Ridurre le emissioni di ammoniaca dell’agricoltura Italiana è un obiettivo ambizioso e raggiungibile se i tempi e i mezzi a disposizione sono adatti. Questo è il tema del workshop promosso dalla Società Italiana di Agronomia di concerto con il Mipaaf e organizzato nel contesto della Fiera Agricola di Verona il prossimo 3 febbraio.
È noto che l’agricoltura contribuisce in modo preponderante (98%) alle emissioni di ammoniaca. Numerosi comparti agricoli sono implicati (fig. 1). Questo gas concorre a determinare vari impatti sull’ambiente e non solo nelle aree prossime alle emissioni, ma anche in zone molti distanti e appartenenti ad altri Stati Membri, per questo fa parte dei problemi di inquinamento “trans-frontaliero”, oggetto di accordi internazionali. Una vasta serie di regolamenti comunitari da anni indica il modo di calcolo delle emissioni di ammoniaca e stabilisce l’approccio per affrontare il problema e per favorire interventi di mitigazione. I regolamenti sui limiti nazionali alle emissioni in atmosfera stabiliscono per ciascun Paese dell’Unione europea gli obblighi di riduzione delle emissioni nazionali di alcuni inquinanti atmosferici (biossido di zolfo, ossidi di azoto, particolato atmosferico, composti organici volatili e, appunto, ammoniaca) da realizzare entro il 2030 rispetto ai livelli del 2005. Al momento, il valore di riduzione per l’ammoniaca indicato all’Italia dalla Commissione europea è molto elevato ed esiste grande preoccupazione sulla capacità da parte dell’agricoltura italiana di riuscire a rispettare questo impegno.
Un passaggio inevitabile
Ma perché l’ammoniaca è un problema? È un gas rilasciato nell’aria dai suoli agrari o da sorgenti di emissioni quali gli effluenti zootecnici quando nei processi biologici e di degradazione della sostanza organica l’azoto passa attraverso lo stato ammoniacale. È importante notare che tale passaggio è quasi sempre necessario perché l’importantissimo elemento nutritivo azoto possa essere utilizzato dalle piante, siano esse spontanee o coltivate. Sebbene il suolo e molti residui organici riciclati in agricoltura conservino lo ione ammonio e l’ammoniaca stessa al proprio interno perché adsorbiti al complesso di scambio cationico o perché sia sufficientemente diluiti nella soluzione circolante, un certo livello di perdita è inevitabile: il sistema suolo-pianta anche nei suoi equilibri naturali emette comunque azoto nell’atmosfera.

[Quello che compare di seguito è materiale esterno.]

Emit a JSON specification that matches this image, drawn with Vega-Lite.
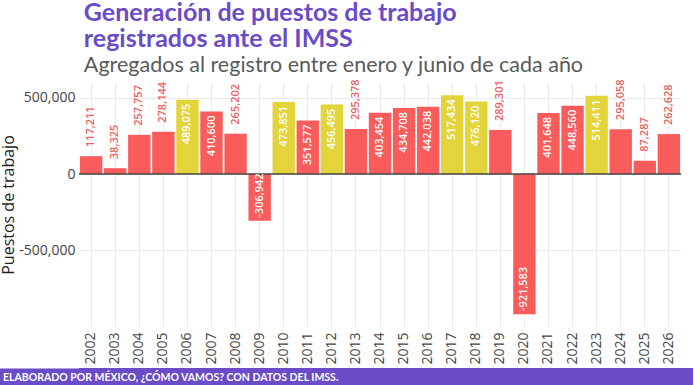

Un volta nell’aria l’ammoniaca crea diversi problemi. Reagisce con i nitrati e i solfati presenti nell’ara formando particolato fine, che, in effetti, in varie aree geografiche Italiane risulta elevato anche fuori dalle città. Prolunga la sua permanenza, eventualmente ossidandosi, ma ricadendo comunque al suolo anche a molti chilometri di distanza dal punto di emissione, contribuendo alle deposizioni umide e secche di azoto. Tali deposizioni possono causare a loro volta eutrofizzazione di aree a vegetazione naturale, acidificazione dei suoli e riduzione della biodiversità. Tale ricaduta contribuisce indirettamente all’emissione di protossido di azoto, potente gas serra. E, infine, non dimentichiamo che ogni kg di azoto perso per volatilizzazione di ammoniaca è una perdita di circa 1 € di maggior costo di concime da acquistare per l’agricoltore. La conclusione è semplice: come le altre molecole azotate, anche l’ammoniaca fino a quando rimane nel suolo o negli effluenti zootecnici è un risorsa preziosa, quando finisce nell’aria è un problema.
Emergenza sempre più pressante
Perché si parla tanto di ammoniaca oggi? Ci sono due fattori scatenanti l’emissione di ammoniaca da parte dell’agricoltura. Il primo è l’elevata disponibilità di effluenti zootecnici e di altri residui organici ricchi in azoto. Le aziende zootecniche perdono ammoniaca durante il ricovero degli animali, lo stoccaggio e lo spandimento in campo degli effluenti. Siccome incide sempre la quantità di azoto in partenza, l’emissione per unità di superficie è elevata nelle regioni europee ad elevata densità zootecnica, tra cui il Nord Italia. Il secondo è la disponibilità di concimi azotati di sintesi e tra questi soprattutto (ma non solo) l’urea. Sono le cause note sulle quali vanno poi a incidere i fattori naturali che accelerano la velocità del processo di emissione di ammoniaca: elevata temperatura dell’aria e radiazione, vento, basicità del suolo o dell’effluente, lunga durata di esposizione, scarsa infiltrazione delle superficie oggetto dello spandimento.